Duas implosões anunciadas e um projeto de lei que obriga os donos de boates de São Paulo a instalarem bebedouros em seus estabelecimentos para saciar a sede dos viciados em ecstasy, noticiados na semana passada, lembram a anedota do marido que encontrou a mulher fazendo amor com o amante no sofá da sala e decidiu se livrar do sofá.
O governo da Bahia, sob a égide de Jacques Wagner, tido como um dos presidenciáveis do PT, anunciou a disposição de demolir o Estádio da Fonte Nova, onde sete torcedores morreram no desabamento de um pedaço da arquibancada. A palavra “acidente” tem sido usada de forma imprópria muitas vezes no Brasil atual. Neste caso, mais que impropriedade há cinismo, pois perícias técnicas de instituições acreditadas alertavam para a iminência da ocorrência de um incidente do gênero. Isso sem contar o fato de, em que pesem a dor das famílias das vítimas e a solidariedade de que são merecedoras, termos de agradecer ao Senhor do Bom Fim por não ter morrido muito mais gente. Pois era de esperar que isso ocorresse nas circunstâncias em que ocorreu o desabamento.
Do mesmo partido de Wagner é a governadora do Pará, Ana Júlia Carepa, que também resolveu pôr abaixo a cadeia de Abaetuba, onde a menor L., de presumíveis 16 anos, serviu de pasto a 27 condenados, com a anuência da polícia, da Justiça e do Ministério Público. Alertado por um colega de prisão, por isso mesmo tido como um pária (assim como a vítima), o Conselho Tutelar tomou as providências necessárias e tornou o caso público, evitando que mais esse absurdo da crueldade e da falta de sensibilidade de nossos agentes públicos caísse no esquecimento. Depois de demitir seu delegado-geral, que cometeu a estupidez de definir a garota como “débil mental” por não ter alegado a própria menoridade, Sua Excelência mandou implodir a cela onde a menor foi martirizada – como se isso apagasse essa humilhação, não apenas de L., mas de toda a cidadania desrespeitada por um Estado que ainda se pretende “de direito”.

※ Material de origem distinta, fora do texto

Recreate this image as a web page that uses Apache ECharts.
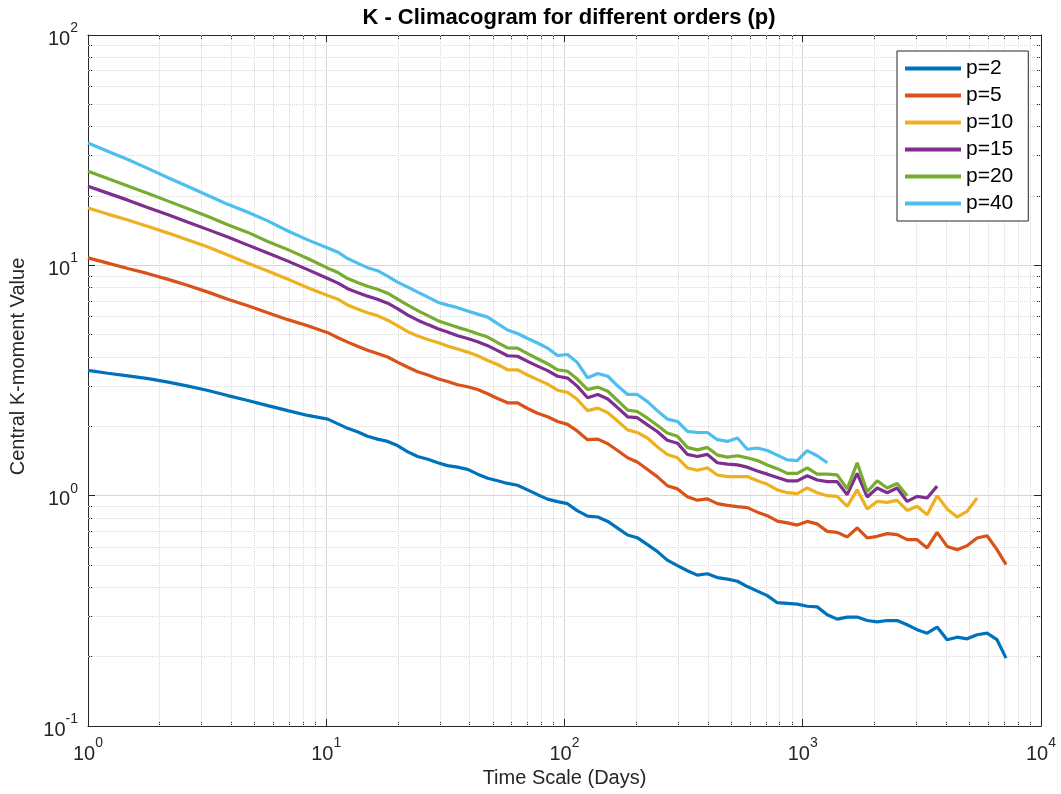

As implosões e o hipócrita fornecimento gratuito de água, mais barata que a droga que provoca a sede dos consumidores, mostram que este não é mais o país onde só se põe a tranca na porta depois que ela é arrombada. É costume no Brasil de hoje, depois de se livrar do sofá, demolir a casa sobre os cadáveres dos inocentes para impedir que venham a lume as provas dos crimes de seus agentes e mandatários.